La flotilla: una defensa agridulce
La presencia de etarras entre los integrantes del convoy de ayuda enturbia una iniciativa loable


Estaba a punto de mandar mi columna. Arrancaba así: “El pasado miércoles, Israel secuestró a casi cincuenta españoles en aguas internacionales. Y, en lugar de indignarse, muchos presuntos patriotas se alegraron”. Pero mientras la repasaba, recibí una notificación en el móvil. Era un grupo de WhatsApp en el que alguien compartía que a bordo de la flotilla iban dos etarras condenados: José Javier Osés e Itziar Moreno.
Mi primera tentación fue borrar la pieza y hacer otra que nada tuviera que ver con el tema, una reflexión sobre el otoño o el silbo gomero, cualquier cosa menos hablar de la flotilla. Para mí, que la he defendido públicamente, y seguro que para muchos más, es una vergüenza saber que una misión pacífica y humanitaria ha acogido a dos etarras condenados, una de ellas por intento de homicidio. Todos tenemos de algún modo empatía selectiva, pero la de quienes ejercen o justifican la violencia con sus vecinos pero la denuncian a cientos de kilómetros es incomprensible. También es incomprensible que la flotilla no haya investigado —o peor aún, que haya pasado por alto— quiénes eran.
Hasta conocer esto no había demasiados argumentos para criticar la misión, más allá de alguna declaración infame —como la de Ana Alcalde cuando afirmó que el 7-O no hubo mujeres que sufrieron violencia sexual— o de la poca diversidad ideológica de sus componentes españoles, generada no sé si por gregarismo o por incomparecencia de opciones propalestinas que no pasen por la izquierda indepe o sus abanderados.
Por eso, durante el mes que han surcado el Mediterráneo, la derecha política y mediática ha tirado más de mofa que de razonamientos. Los argumentos más viles contra la flotilla han sido los psicologistas: muchos soberbios han intentado invalidar la misión por las presuntas intenciones o los supuestos rasgos de personalidad que ellos mismos han proyectado en sus miembros.

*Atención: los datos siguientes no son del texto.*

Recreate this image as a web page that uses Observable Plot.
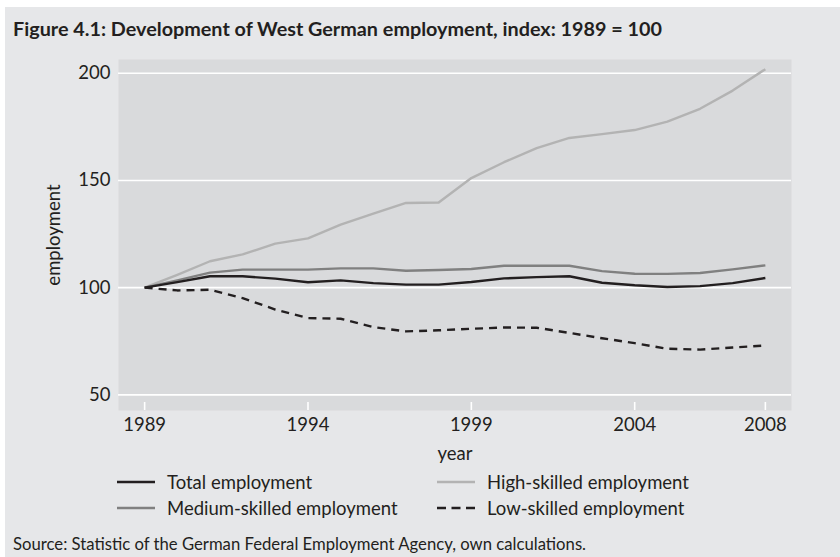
<!DOCTYPE html>
<html>
<head>
<meta charset="utf-8">
<script src="https://cdn.jsdelivr.net/npm/d3@7"></script>
<script src="https://cdn.jsdelivr.net/npm/@observablehq/plot@0.6"></script>
<style>
  body { margin: 0; background: #ffffff; font-family: Lato, "Noto Sans", sans-serif; color: #231f20; }
  #frame { position: absolute; left: 5px; top: 7px; width: 835px; height: 550px; background: #e6e7e9; }
  .txt { position: absolute; white-space: nowrap; line-height: 1.2; }
  #title { left: 13px; top: 17px; font-size: 19.8px; font-weight: 700; }
  #chart { position: absolute; left: 0; top: 40px; }
  .leg { position: absolute; height: 22px; display: flex; align-items: center; font-size: 18.5px; white-space: nowrap; }
  .leg svg { margin-right: 12px; }
  #source { left: 13px; top: 534px; font-size: 16.7px; }
</style>
</head>
<body>
<div id="frame"></div>
<div id="title" class="txt">Figure 4.1: Development of West German employment, index: 1989 = 100</div>
<div id="chart"></div>
<div id="legend"></div>
<div id="source" class="txt">Source: Statistic of the German Federal Employment Agency, own calculations.</div>
<script>
const years  = [1989, 1990, 1991, 1992, 1993, 1994, 1995, 1996, 1997, 1998, 1999, 2000, 2001, 2002, 2003, 2004, 2005, 2006, 2007, 2008];
const total  = [100, 102.6, 105.3, 105.3, 104.2, 102.5, 103.4, 102.1, 101.4, 101.4, 102.6, 104.3, 104.9, 105.3, 102.3, 101.1, 100.3, 100.7, 102.1, 104.5];
const medium = [100, 103.4, 107.0, 108.4, 108.4, 108.4, 109.0, 109.0, 107.9, 108.2, 108.7, 110.2, 110.2, 110.2, 107.7, 106.5, 106.4, 106.8, 108.5, 110.4];
const high   = [100, 106.0, 112.3, 115.5, 120.5, 123.0, 129.4, 134.5, 139.5, 139.7, 151.1, 158.5, 165.1, 169.8, 171.6, 173.5, 177.4, 183.4, 191.9, 201.9];
const low    = [100, 98.7, 99.0, 95.1, 89.8, 85.8, 85.5, 81.6, 79.6, 80.1, 80.8, 81.4, 81.3, 78.9, 76.4, 74.1, 71.5, 71.1, 72.1, 73.0];

const seriesNames = ["Total employment", "Medium-skilled employment", "High-skilled employment", "Low-skilled employment"];
const xTicks = [1989, 1994, 1999, 2004, 2008];
const yTicks = [50, 100, 150, 200];
const xTitle = "year";
const yTitle = "employment";

const styles = {
  "Total employment":          {stroke: "#231f20", dash: null},
  "Medium-skilled employment": {stroke: "#808080", dash: null},
  "High-skilled employment":   {stroke: "#b3b3b3", dash: null},
  "Low-skilled employment":    {stroke: "#231f20", dash: "8,6"}
};
const valuesBySeries = {
  "Total employment": total,
  "Medium-skilled employment": medium,
  "High-skilled employment": high,
  "Low-skilled employment": low
};
const drawOrder = ["High-skilled employment", "Medium-skilled employment", "Low-skilled employment", "Total employment"];

const FS = 18.5;
const lineMarks = drawOrder.map(name => Plot.lineY(
  years.map((yr, i) => ({year: yr, value: valuesBySeries[name][i]})),
  {x: "year", y: "value", stroke: styles[name].stroke, strokeWidth: 2.4,
   strokeDasharray: styles[name].dash, strokeLinejoin: "round", strokeLinecap: "butt"}
));

const chart = Plot.plot({
  width: 840,
  height: 420,
  marginTop: 19,
  marginBottom: 50,
  marginLeft: 118,
  marginRight: 49,
  style: {background: "transparent", fontFamily: "Lato, 'Noto Sans', sans-serif", color: "#231f20", overflow: "visible"},
  x: {domain: [1988.2, 2008.8]},
  y: {domain: [42.7, 206.4]},
  marks: [
    Plot.frame({fill: "#d9dadc", stroke: null}),
    Plot.gridY(yTicks, {stroke: "#ffffff", strokeOpacity: 1, strokeWidth: 1.6}),
    Plot.ruleX(xTicks, {stroke: "#ffffff", strokeWidth: 1.6, insetTop: 343}),
    Plot.axisX(xTicks, {tickSize: 0, tickPadding: 7, tickFormat: d => String(d), fontSize: FS, label: null, fill: "#231f20"}),
    Plot.axisY(yTicks, {tickSize: 0, tickPadding: 8, tickFormat: d => String(d), fontSize: FS, label: null, fill: "#231f20"}),
    Plot.text([xTitle], {text: d => d, frameAnchor: "bottom", dy: 44, textAnchor: "middle", lineAnchor: "middle", fontSize: FS, fill: "#231f20"}),
    Plot.text([yTitle], {text: d => d, frameAnchor: "left", dx: -64, rotate: -90, textAnchor: "middle", lineAnchor: "middle", fontSize: FS, fill: "#231f20"}),
    ...lineMarks
  ]
});
document.getElementById("chart").appendChild(chart);

// legend (two columns, two rows)
const legendPos = [
  {name: "Total employment",          left: 117, top: 471},
  {name: "High-skilled employment",   left: 437, top: 471},
  {name: "Medium-skilled employment", left: 117, top: 497},
  {name: "Low-skilled employment",    left: 437, top: 497}
];
const legend = document.getElementById("legend");
for (const p of legendPos) {
  const s = styles[p.name];
  const div = document.createElement("div");
  div.className = "leg";
  div.style.left = p.left + "px";
  div.style.top = p.top + "px";
  div.innerHTML = `<svg width="38" height="10"><line x1="0" x2="38" y1="5" y2="5" stroke="${s.stroke}" stroke-width="2.6" ${s.dash ? `stroke-dasharray="9,5.5"` : ""}/></svg><span>${p.name}</span>`;
  legend.appendChild(div);
}
</script>
</body>
</html>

El problema es que eso funciona también al revés: todos podríamos hacer, sin leer el DSM-5, el retrato del propagandista medio de Israel, o del que ha asumido como una identidad la lucha contra el identitarismo progre, o del que critica a los de la flotilla por un puñado de likes con el argumento de que se han ido a Gaza para ganar un puñado de likes, o del que jamás se ha preocupado por los cristianos en Nigeria pero cada vez que alguien se posiciona sobre el genocidio en Gaza los usa como arma arrojadiza.
Luego hay otros lugares comunes: que si podrían haber llevado la ayuda humanitaria por cauces legales —obviando que ello implicaría que pasara por la organización yanqui-israelí que se dedica a repartir una poca, darle otra mitad a los clanes mafiosos que colaboran con ellos y, entre tanto, tirotear a 2.500 palestinos que se acerquen lo suficiente—, que si han puesto en riesgo sus vidas —obviando que es un riesgo común de las acciones internacionalistas, incluidas las flotillas anteriores, como la de 2010, en la que Israel asesinó a diez activistas—.
También les llaman farsantes porque se subieron a bordo a sabiendas de que iban a ser detenidos por Israel. Quienes esgrimen esto olvidan cuál era el objetivo de la flotilla, más allá de llevar ayuda humanitaria: demostrar que si un grupo de activistas organizado —o de perroflautas narcisistas, si quieren caricaturizarlos así— puede romper el bloqueo que está matando de hambre a un pueblo, la comunidad internacional podría hacer mucho más. Y, de paso, que quede patente, por enésima vez, que el Estado de Israel opera al margen de la legalidad internacional, sin que ello tenga consecuencias.